◆ Exercise directions ◆
Repeat the material verbatim and drop the pictures.

---- Source material

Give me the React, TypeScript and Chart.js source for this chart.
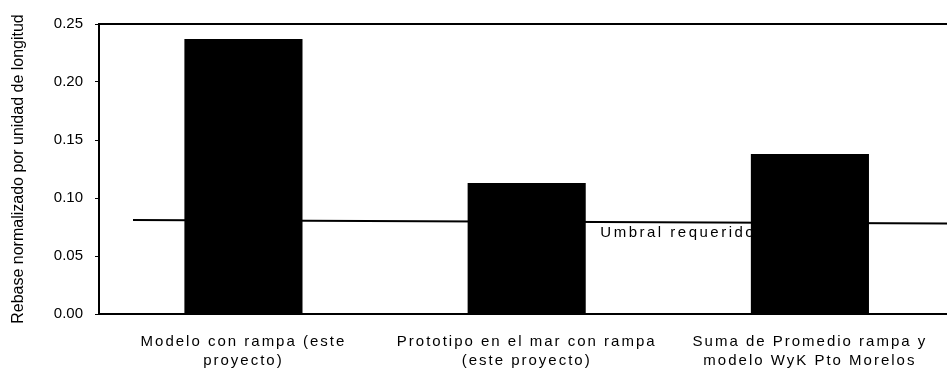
import React, { useEffect, useRef } from 'react';
import { Chart, registerables } from 'chart.js';

Chart.register(...registerables);

const categories: string[][] = [
  ['Modelo con rampa (este', 'proyecto)'],
  ['Prototipo en el mar con rampa', '(este proyecto)'],
  ['Suma de Promedio rampa y', 'modelo WyK Pto Morelos'],
];
const categoryPositions = [1, 2, 3];
const barValues = [0.237, 0.113, 0.138];
const thresholdX = [0.61, 3.484];
const thresholdValues = [0.081, 0.078];
const thresholdLabel = 'Umbral requerido';
const thresholdLabelX = 2.26;
const yTitle = 'Rebase normalizado por unidad de longitud';
const yMin = 0;
const yMax = 0.25;
const yStep = 0.05;
const xMin = 0.49;
const xMax = 3.484;

const FONT = '"Liberation Sans", Arial, Helvetica, sans-serif';

export default function App() {
  const ref = useRef<HTMLCanvasElement | null>(null);

  useEffect(() => {
    document.body.style.margin = '0';
    const canvas = ref.current;
    if (!canvas) return;

    const setSpacing = (ctx: any, v: string) => {
      try { ctx.letterSpacing = v; } catch (e) {}
    };

    const frameAndLabel = {
      id: 'frameAndLabel',
      beforeDraw(chart: any) {
        setSpacing(chart.ctx, '0px');
      },
      beforeDatasetsDraw(chart: any) {
        const { ctx, scales } = chart;
        const x = scales.x.getPixelForValue(thresholdLabelX);
        const t = (thresholdLabelX - thresholdX[0]) / (thresholdX[1] - thresholdX[0]);
        const v = thresholdValues[0] + t * (thresholdValues[1] - thresholdValues[0]);
        const y = scales.y.getPixelForValue(v);
        ctx.save();
        ctx.font = `15px ${FONT}`;
        setSpacing(ctx, '2.5px');
        ctx.fillStyle = '#000';
        ctx.textAlign = 'left';
        ctx.textBaseline = 'middle';
        ctx.fillText(thresholdLabel, x, y + 11);
        ctx.restore();
      },
      afterDatasetsDraw(chart: any) {
        // category labels (drawn after datasets, ticks.z = 1) use a wider spacing
        setSpacing(chart.ctx, '2px');
      },
      afterDraw(chart: any) {
        const { ctx, chartArea } = chart;
        setSpacing(ctx, '0px');
        ctx.save();
        ctx.strokeStyle = '#000';
        ctx.lineWidth = 2;
        ctx.beginPath();
        ctx.moveTo(chartArea.left - 1, chartArea.top);
        ctx.lineTo(chartArea.right, chartArea.top);
        ctx.stroke();
        ctx.restore();
      },
    };

    const chart = new Chart(canvas, {
      type: 'bar',
      data: {
        datasets: [
          {
            type: 'bar',
            data: categoryPositions.map((p, i) => ({ x: p, y: barValues[i] })),
            backgroundColor: '#000',
            borderWidth: 0,
            barPercentage: 0.417,
            categoryPercentage: 1,
            order: 1,
          } as any,
          {
            type: 'line',
            data: thresholdX.map((p, i) => ({ x: p, y: thresholdValues[i] })),
            borderColor: '#000',
            borderWidth: 2,
            pointRadius: 0,
            fill: false,
            order: 2,
          } as any,
        ],
      },
      options: {
        animation: false,
        responsive: true,
        maintainAspectRatio: false,
        layout: { padding: { top: 24, left: 0, right: 0, bottom: 0 } },
        plugins: {
          legend: { display: false },
          tooltip: { enabled: false },
          title: { display: false },
        },
        scales: {
          x: {
            type: 'linear',
            position: 'bottom',
            offset: false,
            min: xMin,
            max: xMax,
            grid: { display: false, drawTicks: false, offset: false },
            border: { display: true, color: '#000', width: 2 },
            ticks: {
              z: 1,
              stepSize: 1,
              includeBounds: false,
              autoSkip: false,
              maxRotation: 0,
              minRotation: 0,
              padding: 18,
              color: '#000',
              font: { family: FONT, size: 15, lineHeight: 1.27 },
              callback: (val: any) => {
                const idx = categoryPositions.indexOf(Number(val));
                return idx >= 0 ? categories[idx] : '';
              },
            },
            afterFit: (s: any) => { s.height = 57; },
          } as any,
          y: {
            type: 'linear',
            min: yMin,
            max: yMax,
            grid: {
              display: true,
              drawOnChartArea: false,
              drawTicks: true,
              tickLength: 4,
              color: '#000',
              lineWidth: 1,
            },
            border: { display: true, color: '#000', width: 2 },
            ticks: {
              stepSize: yStep,
              padding: 12,
              color: '#000',
              font: { family: FONT, size: 15 },
              callback: (val: any) => Number(val).toFixed(2),
            },
            title: {
              display: true,
              text: yTitle,
              color: '#000',
              font: { family: FONT, size: 16 },
              padding: { top: 9, bottom: 0 },
            },
            afterFit: (s: any) => { s.width = 99; },
          } as any,
        },
      },
      plugins: [frameAndLabel],
    });

    return () => chart.destroy();
  }, []);

  return (
    <div style={{ width: 947, height: 371, position: 'relative' }}>
      <canvas ref={ref} />
    </div>
  );
}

--------

◆ Written solution ◆
Give me the React, TypeScript and Chart.js source for this chart.
import React, { useEffect, useRef } from 'react';
import { Chart, registerables } from 'chart.js';

Chart.register(...registerables);

const categories: string[][] = [
  ['Modelo con rampa (este', 'proyecto)'],
  ['Prototipo en el mar con rampa', '(este proyecto)'],
  ['Suma de Promedio rampa y', 'modelo WyK Pto Morelos'],
];
const categoryPositions = [1, 2, 3];
const barValues = [0.237, 0.113, 0.138];
const thresholdX = [0.61, 3.484];
const thresholdValues = [0.081, 0.078];
const thresholdLabel = 'Umbral requerido';
const thresholdLabelX = 2.26;
const yTitle = 'Rebase normalizado por unidad de longitud';
const yMin = 0;
const yMax = 0.25;
const yStep = 0.05;
const xMin = 0.49;
const xMax = 3.484;

const FONT = '"Liberation Sans", Arial, Helvetica, sans-serif';

export default function App() {
  const ref = useRef<HTMLCanvasElement | null>(null);

  useEffect(() => {
    document.body.style.margin = '0';
    const canvas = ref.current;
    if (!canvas) return;

    const setSpacing = (ctx: any, v: string) => {
      try { ctx.letterSpacing = v; } catch (e) {}
    };

    const frameAndLabel = {
      id: 'frameAndLabel',
      beforeDraw(chart: any) {
        setSpacing(chart.ctx, '0px');
      },
      beforeDatasetsDraw(chart: any) {
        const { ctx, scales } = chart;
        const x = scales.x.getPixelForValue(thresholdLabelX);
        const t = (thresholdLabelX - thresholdX[0]) / (thresholdX[1] - thresholdX[0]);
        const v = thresholdValues[0] + t * (thresholdValues[1] - thresholdValues[0]);
        const y = scales.y.getPixelForValue(v);
        ctx.save();
        ctx.font = `15px ${FONT}`;
        setSpacing(ctx, '2.5px');
        ctx.fillStyle = '#000';
        ctx.textAlign = 'left';
        ctx.textBaseline = 'middle';
        ctx.fillText(thresholdLabel, x, y + 11);
        ctx.restore();
      },
      afterDatasetsDraw(chart: any) {
        // category labels (drawn after datasets, ticks.z = 1) use a wider spacing
        setSpacing(chart.ctx, '2px');
      },
      afterDraw(chart: any) {
        const { ctx, chartArea } = chart;
        setSpacing(ctx, '0px');
        ctx.save();
        ctx.strokeStyle = '#000';
        ctx.lineWidth = 2;
        ctx.beginPath();
        ctx.moveTo(chartArea.left - 1, chartArea.top);
        ctx.lineTo(chartArea.right, chartArea.top);
        ctx.stroke();
        ctx.restore();
      },
    };

    const chart = new Chart(canvas, {
      type: 'bar',
      data: {
        datasets: [
          {
            type: 'bar',
            data: categoryPositions.map((p, i) => ({ x: p, y: barValues[i] })),
            backgroundColor: '#000',
            borderWidth: 0,
            barPercentage: 0.417,
            categoryPercentage: 1,
            order: 1,
          } as any,
          {
            type: 'line',
            data: thresholdX.map((p, i) => ({ x: p, y: thresholdValues[i] })),
            borderColor: '#000',
            borderWidth: 2,
            pointRadius: 0,
            fill: false,
            order: 2,
          } as any,
        ],
      },
      options: {
        animation: false,
        responsive: true,
        maintainAspectRatio: false,
        layout: { padding: { top: 24, left: 0, right: 0, bottom: 0 } },
        plugins: {
          legend: { display: false },
          tooltip: { enabled: false },
          title: { display: false },
        },
        scales: {
          x: {
            type: 'linear',
            position: 'bottom',
            offset: false,
            min: xMin,
            max: xMax,
            grid: { display: false, drawTicks: false, offset: false },
            border: { display: true, color: '#000', width: 2 },
            ticks: {
              z: 1,
              stepSize: 1,
              includeBounds: false,
              autoSkip: false,
              maxRotation: 0,
              minRotation: 0,
              padding: 18,
              color: '#000',
              font: { family: FONT, size: 15, lineHeight: 1.27 },
              callback: (val: any) => {
                const idx = categoryPositions.indexOf(Number(val));
                return idx >= 0 ? categories[idx] : '';
              },
            },
            afterFit: (s: any) => { s.height = 57; },
          } as any,
          y: {
            type: 'linear',
            min: yMin,
            max: yMax,
            grid: {
              display: true,
              drawOnChartArea: false,
              drawTicks: true,
              tickLength: 4,
              color: '#000',
              lineWidth: 1,
            },
            border: { display: true, color: '#000', width: 2 },
            ticks: {
              stepSize: yStep,
              padding: 12,
              color: '#000',
              font: { family: FONT, size: 15 },
              callback: (val: any) => Number(val).toFixed(2),
            },
            title: {
              display: true,
              text: yTitle,
              color: '#000',
              font: { family: FONT, size: 16 },
              padding: { top: 9, bottom: 0 },
            },
            afterFit: (s: any) => { s.width = 99; },
          } as any,
        },
      },
      plugins: [frameAndLabel],
    });

    return () => chart.destroy();
  }, []);

  return (
    <div style={{ width: 947, height: 371, position: 'relative' }}>
      <canvas ref={ref} />
    </div>
  );
}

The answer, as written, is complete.